5 Concluding remarks

A series of shaking table tests were conducted to investigate the damage mechanisms of a three-arch type subway station structure in liquefiable soil under strong motions. Particular attention is focused on new measuring methods: the vision-based displacement test and the fiber Bragg grating test to measure the strain response of the galvanized steel wire. The main results are as follows:

1. (1)

   The buildup of excess pore pressure of the model soil mainly proceeded through two increasing stages. Initially, the excess pore pressure increased very slowly. Then, a dramatic increase in the peak excess pore pressure ratio coincided with a dramatic increase in the Arias intensity. The peak acceleration of the model soil also almost coincided with the moment that the excess pore pressure ratio of the model soil equaled approximately 1. The lowest liquefaction potential regions were located in the region beneath the model structure for test cases with PGA \(=\) 0.1 g and the bottom region of the ground for test cases with PGA \(=\) 0.3 and 0.5 g.

2. (2)

   The dominant frequency of the input motions with lower and higher PGA has an inverse effect on the soil acceleration amplification effect. When the PGA of input motions increased, the soil softened and the phenomenon of high frequency filtering and low frequency amplification effect of the liquefied soil were more obvious.

3. (3)

   Similar to the results of the seismic behavior of underground structures in the existing literature, the maximum tension strain of the three-arch type subway structure was located at the top and bottom of the center pillars, which means that the pillars were too weak to resist the soil lateral deformations induced by strong earthquakes.

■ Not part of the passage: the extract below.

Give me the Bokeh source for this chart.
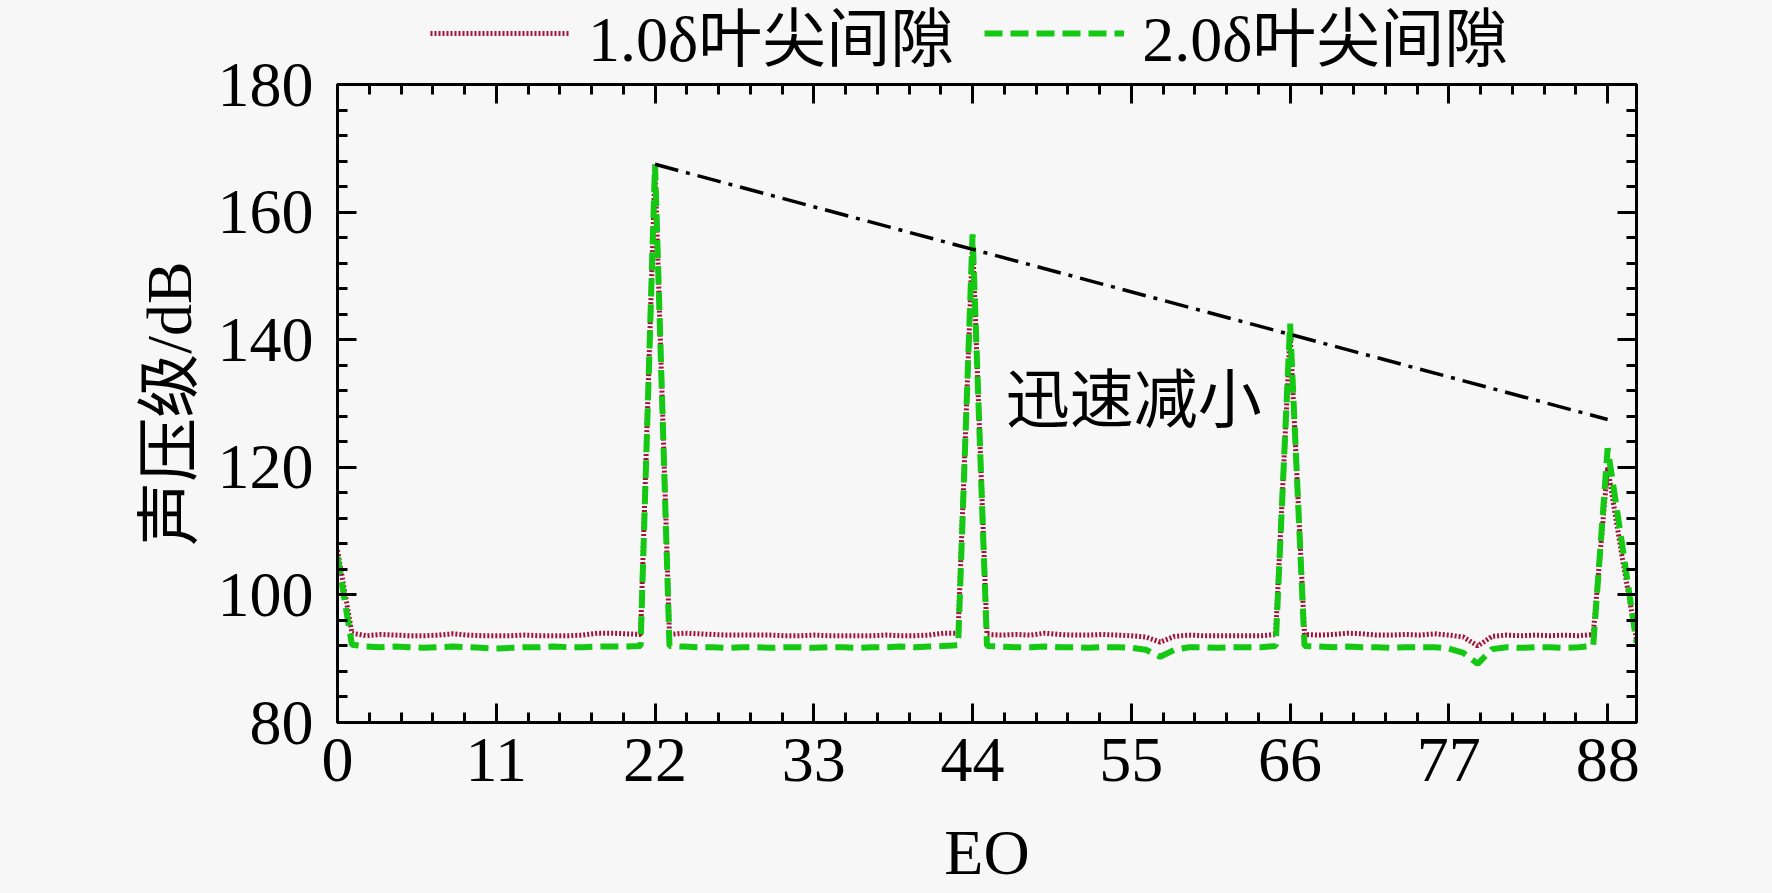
from bokeh.plotting import figure
from bokeh.layouts import column
from bokeh.models import LinearAxis, FixedTicker, Legend, LegendItem, CustomJSTickFormatter
from bokeh.core.properties import value
from bokeh.embed import file_html
from bokeh.resources import INLINE

# ---------------- data ----------------
eo = list(range(0, 91))

spl_1p0 = [107.0, 94.0, 93.6, 93.8, 93.7, 93.6, 93.6, 93.7, 93.9, 93.7,
           93.6, 93.6, 93.6, 93.7, 93.6, 93.6, 93.6, 93.7, 94.0, 94.0,
           93.9, 93.8, 167.0, 93.8, 94.0, 93.9, 93.8, 93.7, 93.7, 93.7,
           93.7, 93.6, 93.6, 93.7, 93.6, 93.6, 93.6, 93.6, 93.7, 93.6,
           93.6, 93.7, 94.0, 94.0, 155.5, 93.8, 93.7, 93.8, 93.7, 94.0,
           93.8, 93.7, 93.7, 93.8, 93.7, 93.6, 93.4, 92.6, 93.5, 93.7,
           93.6, 93.6, 93.6, 93.6, 93.6, 93.8, 141.0, 93.8, 93.7, 93.8,
           94.0, 93.9, 93.7, 93.7, 93.8, 93.7, 93.9, 93.7, 93.4, 92.0,
           93.5, 93.7, 93.6, 93.7, 93.6, 93.7, 93.6, 93.8, 120.0, 106.0,
           93.0]

spl_2p0 = [106.0, 92.2, 91.9, 91.8, 91.9, 91.8, 91.7, 91.8, 91.9, 91.8,
           91.7, 91.6, 91.7, 91.8, 91.8, 91.9, 91.8, 91.8, 91.9, 91.9,
           91.9, 92.0, 167.5, 92.0, 91.9, 91.8, 91.8, 91.7, 91.8, 91.8,
           91.7, 91.8, 91.8, 91.7, 91.8, 91.8, 91.7, 91.8, 91.8, 91.9,
           91.8, 91.9, 92.0, 92.1, 156.5, 92.0, 91.9, 91.8, 91.8, 91.9,
           91.8, 91.8, 91.7, 91.8, 91.8, 91.7, 91.4, 90.3, 91.4, 91.8,
           91.8, 91.7, 91.8, 91.8, 91.8, 92.0, 142.5, 92.0, 91.9, 91.8,
           91.9, 91.8, 91.8, 91.7, 91.8, 91.8, 91.8, 91.6, 90.9, 89.2,
           91.5, 91.8, 91.7, 91.8, 91.8, 91.7, 91.8, 92.0, 123.0, 108.0,
           92.5]

trend_x = [22, 88]
trend_y = [167.5, 127.5]

note_x = [46.3]
note_y = [130.5]
note_text = ["迅速减小"]

series_labels = ["1.0δ叶尖间隙", "2.0δ叶尖间隙"]
x_ticks = [0, 11, 22, 33, 44, 55, 66, 77, 88]
y_ticks = [80, 100, 120, 140, 160, 180]

# ---------------- style ----------------
BG = "#f7f7f7"
FONT = "'Liberation Serif', 'Noto Sans CJK SC', serif"
FS = "64px"
RED = dict(line_color="#a3123a", line_width=5, line_dash="2 2")
GREEN = dict(line_color="#14c814", line_width=6, line_dash="18 8")

W = 1756
H = 893
TOP = 84
LEFT = 337
RIGHT = 120
BOTTOM = 171

p = figure(width=W, height=H, x_range=(0, 90), y_range=(80, 180),
           output_backend="svg", toolbar_location=None,
           background_fill_color=BG, border_fill_color=BG, border_fill_alpha=0,
           min_border_left=LEFT, min_border_right=RIGHT,
           min_border_top=TOP, min_border_bottom=BOTTOM,
           x_axis_label="EO", y_axis_label="声压级/dB")
p.grid.visible = False
p.outline_line_color = "black"
p.outline_line_width = 3

x_minor = [i * 2.2 for i in range(0, 41)]
y_minor = list(range(80, 181, 4))


def style_axis(ax, ticker, labels=True):
    ax.ticker = ticker
    ax.axis_line_color = "black"
    ax.axis_line_width = 3
    ax.major_tick_in = 19
    ax.major_tick_out = 0
    ax.minor_tick_in = 10
    ax.minor_tick_out = 0
    ax.major_tick_line_width = 3
    ax.minor_tick_line_width = 3
    ax.major_tick_line_color = "black"
    ax.minor_tick_line_color = "black"
    if labels:
        ax.major_label_text_font = FONT
        ax.major_label_text_font_size = FS
        ax.major_label_text_color = "black"
        ax.axis_label_text_font = FONT
        ax.axis_label_text_font_size = FS
        ax.axis_label_text_font_style = "normal"
        ax.axis_label_text_color = "black"
    else:
        ax.formatter = CustomJSTickFormatter(code="return ''")
        ax.major_label_standoff = 0


style_axis(p.xaxis[0], FixedTicker(ticks=x_ticks, minor_ticks=x_minor))
style_axis(p.yaxis[0], FixedTicker(ticks=y_ticks, minor_ticks=y_minor))
p.xaxis[0].major_label_standoff = 16
p.xaxis[0].axis_label_standoff = 33
p.yaxis[0].major_label_standoff = 24
p.yaxis[0].axis_label_standoff = 10

top_ax = LinearAxis()
style_axis(top_ax, FixedTicker(ticks=x_ticks, minor_ticks=x_minor), labels=False)
right_ax = LinearAxis()
style_axis(right_ax, FixedTicker(ticks=y_ticks, minor_ticks=y_minor), labels=False)
p.add_layout(top_ax, "above")
p.add_layout(right_ax, "right")

p.line(eo, spl_1p0, **RED)
p.line(eo, spl_2p0, **GREEN)
p.line(trend_x, trend_y, line_color="black", line_width=3.5, line_dash="24 8 4 8")

p.text(note_x, note_y, text=note_text, text_font=value(FONT), text_font_size=FS,
       text_baseline="middle", text_align="left", text_color="black")

# ---------------- legend strip, overlapped by the plot's transparent top border ----
lf = figure(width=W, height=TOP, x_range=(0, 90), y_range=(0, 1),
            output_backend="svg", toolbar_location=None,
            x_axis_type=None, y_axis_type=None,
            background_fill_color=BG, border_fill_color=BG,
            min_border_left=LEFT, min_border_right=RIGHT,
            min_border_top=0, min_border_bottom=0, outline_line_color=None)
lf.grid.visible = False
k1 = lf.line(eo, spl_1p0, **RED)   # outside this strip's y-range: only the legend key shows
k2 = lf.line(eo, spl_2p0, **GREEN)
legend = Legend(items=[LegendItem(label=series_labels[0], renderers=[k1]),
                       LegendItem(label=series_labels[1], renderers=[k2])],
                orientation="horizontal", location=(93, 5),
                label_text_font=FONT, label_text_font_size=FS,
                label_text_color="black",
                glyph_width=140, glyph_height=30, label_standoff=18,
                spacing=30, padding=0, margin=0,
                border_line_color=None, background_fill_alpha=0)
lf.add_layout(legend, "center")

p.margin = (-TOP, 0, 0, 0)
layout = column(lf, p, spacing=0)

html = file_html(layout, INLINE)
html = html.replace("</head>",
                    "<style>html, body { background: %s; }</style>\n</head>" % BG, 1)
open("out.html", "w").write(html)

The peak tensile strains at the primary and secondary observation sections were quite different, exhibiting remarkable spatial effects. The deformation of the three-arch type structure was mainly influenced by the first-order mode under horizontal motions where the peak tensile strain increased and the natural frequency of model structure decreased. The phenomenon of the model structure moving upward with respect to the model soil occurred under strong motions.